Tal vez tenía tres años de edad cuando vivíamos en una casa ubicada por la calle degollado. Apenas recuerdo ciertos pasajes de esa lejana época y también a unos cuantos personajes que contribuyeron en mis vivencias. Frente a nuestro domicilio las antiguas huertas del boliche, propiedad de la señora de la Mora y las propias calles circundantes, representaban el escenario adecuado para que se manifestaran entidades del mundo espiritual.

En la cuadra de abajo,  el caudaloso ríos Colima atravesaba la calle en completa libertad, pues el pequeño vado era tan solo un apoyo para que su encauce se mantuviera, mas no suficiente para evitar su desborde.

La casa en donde vivíamos mi familia y yo, era un “chorizo” largo que terminaba en una cocina, no recuerdo más y tenía una gran pila con agua, misma que se encontraba  pegada a la barda del vecino de atrás, (El dueño de la casa). La sombra de un frondoso árbol de aguacate dibujaba su silueta en la cristalina superficie acuosa y en temporada, los deliciosos frutos caían en el fondo de la pila y de ahí, a la mesa de nuestra casa.

Una mañana en la que mis padres se encontraban trabajando, escuché la voz molesta del dueño de la casa llamando a mi madre. Mi bendita abuela, una mujer que recorrió sola el camino de Colima hasta Talpa, que vivió la erupción del siglo antepasado y que había sido tocada por un rayo salvando milagrosamente su vida, se dirigió al desvencijado portón para saber que necesitaba don Nuño.

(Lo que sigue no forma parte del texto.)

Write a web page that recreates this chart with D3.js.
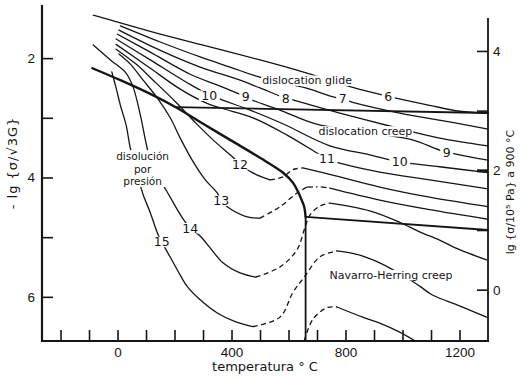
<!DOCTYPE html>
<html>
<head>
<meta charset="utf-8">
<script src="https://cdn.jsdelivr.net/npm/d3@7"></script>
<style>
  body { margin: 0; background: #fff; }
  svg { display: block; font-family: "DejaVu Sans", sans-serif; }
</style>
</head>
<body>
<svg id="chart" width="520" height="379"></svg>
<script>
// axis ticks
var tempTicks = d3.range(-200, 1201, 100);
var tempLabels = [0, 400, 800, 1200];
var leftTicks = [2, 3, 4, 5, 6];
var leftLabels = [2, 4, 6];
var rightTicks = [4, 3, 2, 1, 0];
var rightLabels = [4, 2, 0];

// mechanism boundaries, points are [temperature °C, -lg(sigma/sqrt3G)]
var boundary = [[-88, 2.17], [10, 2.37], [115, 2.60], [203, 2.82], [290, 3.07], [395, 3.37],
  [500, 3.67], [581, 3.92], [616, 4.09], [640, 4.31], [655, 4.49], [660, 4.66]];
var glideCreep = [[203, 2.82], [1300, 2.92]];
var creepNH = [[660, 4.66], [1300, 4.88]];
var nhWall = [[660, 4.66], [660, 6.74]];

// strain rate contours (-lg of strain rate), solid and dashed pieces
var c6 = { solid: [[[-85, 1.28], [115, 1.55], [290, 1.77], [500, 2.03], [650, 2.23], [825, 2.49],
  [950, 2.64], [1095, 2.79], [1200, 2.89], [1300, 2.92]]], dashed: [] };
var c7 = { solid: [[[10, 1.46], [150, 1.73], [290, 1.98], [395, 2.15], [500, 2.32], [660, 2.50],
  [750, 2.64], [790, 2.69], [825, 2.74], [990, 2.92], [1165, 3.07], [1300, 3.19]]], dashed: [] };
var c8 = { solid: [[[5, 1.53], [150, 1.87], [290, 2.15], [430, 2.37], [500, 2.50], [590, 2.67],
  [615, 2.70], [780, 2.92], [965, 3.15], [1130, 3.34], [1300, 3.47]]], dashed: [] };
var c9 = { solid: [[[0, 1.60], [115, 1.90], [255, 2.27], [360, 2.47], [450, 2.65], [470, 2.70],
  [570, 2.87], [695, 3.10], [870, 3.24], [1035, 3.37], [1130, 3.54], [1200, 3.62], [1300, 3.71]]], dashed: [] };
var c10 = { solid: [[[-5, 1.68], [115, 2.03], [240, 2.40], [325, 2.62], [465, 2.87], [580, 3.10],
  [745, 3.47], [885, 3.62], [990, 3.74], [1130, 3.82], [1300, 3.92]]], dashed: [] };
var c11 = { solid: [[[-5, 1.77], [115, 2.17], [220, 2.52], [310, 2.75], [365, 2.84], [475, 3.00],
  [595, 3.29], [700, 3.59], [735, 3.69], [780, 3.76], [920, 3.91], [1095, 4.04], [1300, 4.19]]], dashed: [] };
var c12 = {
  solid: [[[-5, 1.85], [65, 2.10], [125, 2.37], [205, 2.74], [275, 3.09], [335, 3.37], [395, 3.62],
    [430, 3.77], [470, 3.91], [535, 4.04]],
    [[650, 3.84], [755, 3.96], [920, 4.16], [1095, 4.33], [1300, 4.49]]],
  dashed: [[[535, 4.04], [580, 3.99], [615, 3.87], [650, 3.84]]]
};
var c13 = {
  solid: [[[5, 1.93], [45, 2.10], [90, 2.37], [140, 2.67], [185, 3.00], [220, 3.34], [262, 3.71],
    [308, 4.04], [350, 4.26], [364, 4.39], [385, 4.49], [455, 4.66], [500, 4.68]],
    [[745, 4.18], [920, 4.38], [1095, 4.54], [1300, 4.70]]],
  dashed: [[[500, 4.68], [570, 4.49], [630, 4.26], [665, 4.16]]],
  dashdot: [[[665, 4.16], [720, 4.16], [745, 4.18]]]
};
var c14 = {
  solid: [[[-85, 1.78], [-25, 2.03], [30, 2.25], [55, 2.49], [80, 2.95], [100, 3.42], [115, 3.71],
    [150, 4.04], [180, 4.29], [228, 4.68], [255, 4.85], [290, 4.98], [325, 5.18], [370, 5.43],
    [430, 5.60], [485, 5.67]],
    [[745, 4.43], [885, 4.56], [990, 4.75], [1060, 4.91], [1130, 5.05], [1200, 5.21], [1295, 5.38]]],
  dashed: [[[485, 5.67], [570, 5.50], [630, 5.21], [655, 4.88], [675, 4.63], [710, 4.48], [745, 4.43]]]
};
var c15 = {
  solid: [[[-20, 2.23], [-5, 2.50], [10, 2.79], [30, 3.12], [45, 3.51], [70, 3.96], [90, 4.29],
    [115, 4.59], [140, 4.93], [155, 5.08], [175, 5.25], [210, 5.55], [245, 5.83], [290, 6.05],
    [350, 6.27], [415, 6.42], [475, 6.50]],
    [[770, 5.23], [850, 5.30], [920, 5.43], [1015, 5.68], [1060, 5.82], [1105, 5.97], [1200, 6.15], [1295, 6.34]]],
  dashed: [[[475, 6.50], [570, 6.34], [615, 5.93], [655, 5.67], [710, 5.33], [770, 5.23]]]
};
var c16 = {
  solid: [[[770, 6.17], [860, 6.34], [920, 6.44], [990, 6.59], [1045, 6.74]]],
  dashed: [[[655, 6.74], [685, 6.38], [735, 6.18], [770, 6.17]]]
};
var contours = [c6, c7, c8, c9, c10, c11, c12, c13, c14, c15, c16];

// contour numbers on the lines: [text, T, value]
var contourLabels = [["6", 950, 2.64], ["7", 790, 2.68], ["8", 590, 2.67], ["9", 450, 2.65],
  ["10", 322, 2.63], ["9", 1155, 3.58], ["10", 990, 3.74], ["11", 735, 3.69], ["12", 430, 3.78],
  ["13", 364, 4.39], ["14", 255, 4.85], ["15", 155, 5.08]];

// field names
var fieldNames = ["dislocation glide", "dislocation creep", "Navarro-Herring creep"];
var fieldAt = [[665, 2.37], [870, 3.22], [960, 5.63]];
var pressureLines = ["disolución", "por", "presión"];
var pressureAt = [[88, 3.64], [88, 3.855], [88, 4.07]];

var svg = d3.select("#chart");

var x = d3.scaleLinear().domain([-265, 1300]).range([42, 488]);
var y = d3.scaleLinear().domain([1.11, 6.74]).range([5, 341]);
var yRight = d3.scaleLinear().domain([4.77, -0.86]).range([5, 341]);

var smooth = d3.line()
  .x(function(d) { return x(d[0]); })
  .y(function(d) { return y(d[1]); })
  .curve(d3.curveCatmullRom.alpha(0.5));
var straight = d3.line()
  .x(function(d) { return x(d[0]); })
  .y(function(d) { return y(d[1]); });

var ink = "#151515";
var plot = svg.append("g").attr("fill", "none").attr("stroke", ink).attr("stroke-linecap", "round");

// contours
contours.forEach(function(c) {
  c.solid.forEach(function(p) {
    plot.append("path").attr("d", smooth(p)).attr("stroke-width", 1.3);
  });
  c.dashed.forEach(function(p) {
    plot.append("path").attr("d", smooth(p)).attr("stroke-width", 1.3)
      .attr("stroke-dasharray", "5,3.5").attr("stroke-linecap", "butt");
  });
  (c.dashdot || []).forEach(function(p) {
    plot.append("path").attr("d", smooth(p)).attr("stroke-width", 1.3)
      .attr("stroke-dasharray", "6,3,1.5,3").attr("stroke-linecap", "butt");
  });
});

// boundaries
plot.append("path").attr("d", smooth(boundary)).attr("stroke-width", 2.4);
plot.append("path").attr("d", straight(glideCreep)).attr("stroke-width", 1.8);
plot.append("path").attr("d", straight(creepNH)).attr("stroke-width", 1.8);
plot.append("path").attr("d", straight(nhWall)).attr("stroke-width", 1.8);

// text with a white patch behind it, to break the lines
function patchedText(lines, at, size, padX, shrink) {
  var g = svg.append("g");
  lines.forEach(function(t, i) {
    g.append("text")
      .attr("x", x(at[i][0])).attr("y", y(at[i][1]))
      .attr("dy", "0.36em")
      .attr("text-anchor", "middle")
      .style("font-size", size + "px")
      .attr("fill", ink)
      .text(t);
  });
  var b = g.node().getBBox();
  g.insert("rect", "text")
    .attr("x", b.x - padX).attr("y", b.y + b.height * shrink / 2)
    .attr("width", b.width + 2 * padX).attr("height", b.height * (1 - shrink))
    .attr("fill", "#fff");
}

contourLabels.forEach(function(l) {
  patchedText([l[0]], [[l[1], l[2]]], 12.5, 2.5, 0.3);
});
fieldNames.forEach(function(n, i) {
  patchedText([n], [fieldAt[i]], 11, 1, 0.2);
});
patchedText(pressureLines, pressureAt, 10.5, 1, 0.02);

// axes
var axes = svg.append("g").style("font-family", "'DejaVu Sans Condensed', 'DejaVu Sans', sans-serif");

var bottom = axes.append("g").attr("transform", "translate(0,341)")
  .call(d3.axisBottom(x).tickValues(tempTicks).tickSizeInner(-11).tickSizeOuter(0).tickPadding(6)
    .tickFormat(function(d) { return tempLabels.indexOf(d) >= 0 ? d : ""; }));
var left = axes.append("g").attr("transform", "translate(42,0)")
  .call(d3.axisLeft(y).tickValues(leftTicks).tickSizeInner(-11).tickSizeOuter(0).tickPadding(7)
    .tickFormat(function(d) { return leftLabels.indexOf(d) >= 0 ? d : ""; }));
var right = axes.append("g").attr("transform", "translate(488,0)")
  .call(d3.axisRight(yRight).tickValues(rightTicks).tickSizeInner(-11).tickSizeOuter(0).tickPadding(5)
    .tickFormat(function(d) { return rightLabels.indexOf(d) >= 0 ? d : ""; }));

axes.selectAll(".domain").remove();
axes.selectAll(".tick line").attr("stroke", ink).attr("stroke-width", 1.6);
axes.selectAll(".tick text").attr("fill", ink).style("font-size", "13.5px");
right.selectAll(".tick line").filter(function(d) { return d === 2; }).attr("stroke-width", 3);

// axis lines
axes.append("line").attr("x1", 42).attr("x2", 42).attr("y1", 5).attr("y2", 342)
  .attr("stroke", ink).attr("stroke-width", 2.2);
axes.append("line").attr("x1", 41).attr("x2", 489).attr("y1", 341).attr("y2", 341)
  .attr("stroke", ink).attr("stroke-width", 2.2);
axes.append("line").attr("x1", 488).attr("x2", 488).attr("y1", 18).attr("y2", 342)
  .attr("stroke", ink).attr("stroke-width", 1.8);

// axis titles
svg.append("text").attr("transform", "translate(265,371)").attr("text-anchor", "middle")
  .style("font-size", "13px").attr("fill", ink).text("temperatura ° C");
svg.append("text").attr("transform", "translate(17,163) rotate(-90)").attr("text-anchor", "middle")
  .style("font-size", "13px").style("letter-spacing", "1px").attr("fill", ink)
  .text("- lg {σ/√3G}");
svg.append("text").attr("transform", "translate(514,192) rotate(-90)").attr("text-anchor", "middle")
  .style("font-size", "11px").attr("fill", ink)
  .text("lg {σ/10⁵ Pa}  a  900 °C");
</script>
</body>
</html>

Sobre la misma calle, barda de por medio, Vivian don Carmelito y doña Secundina, los hacedores del pan dulce más rico que yo había probado en mi incipiente caminar. Al lado contrario, doña Trini, comadre de mi madre y en la acera de enfrente, una lúgubre barda de adobe que abarcaba toda la cuadra. Recuerdo a Lupita Salas y su esposo don Rafael, a doña Abigail con su familia, a don Bonifacio Chávez, al señor Gaona, a los Bochos Juan José, Sergio, Beto, Alejandro, los Huerta, fotógrafos  y muchos otros buenos vecinos que me llevaría tiempo nombrar y de quienes guardo un grato recuerdo.

El tiempo y la falta de mantenimiento, habían originado que la madera de la puerta literalmente se rajara. Por sus rendijas fácilmente se podía ver si alguien tocaba, para identificarlo.

La incomodidad de don Nuño era porque pretendía recoger los aguacates que su árbol, prodigaba generoso en la casa que habitábamos. Al ser el propietario, consideraba que tenía el derecho de recoger la renta y los frutos, mas no la abundante hojarasca. Después de tanto insistir y ante la negativa de mi abuela que argumentaba el pago oportuno entre otras razones, el hombre iracundo amenazó con entrar al domicilio, no sin antes proferir algunas palabras altisonantes. Mi abuela, usando el mismo tono, tomó un machete que tenía detrás de la puerta y le dijo, “métase y vamos a ver de a como nos toca”. Los ojos del abusón parecía que salían de sus cuencas y sin dejar de retar se fue alejando hasta que su voz se perdió en la lejanía.

¿Y las rendijas? Pues resulta que una noche me desperté al escuchar las casi inaudibles voces de mi madre y mi hermana mayor, “¿Quién?” preguntaron con voz que escondía la preocupación y el miedo ante la circunstancia. Nadie respondió, sigilosas se acercaron hasta la puerta para observar entre las rendijas y descubrir al causante de los repetidos toquidos, nadie.

Después me enteraría que en repetidas noches se  repetía el fenómeno, no había nadie detrás de la puerta. En ese barrio asustaban. Es cuanto.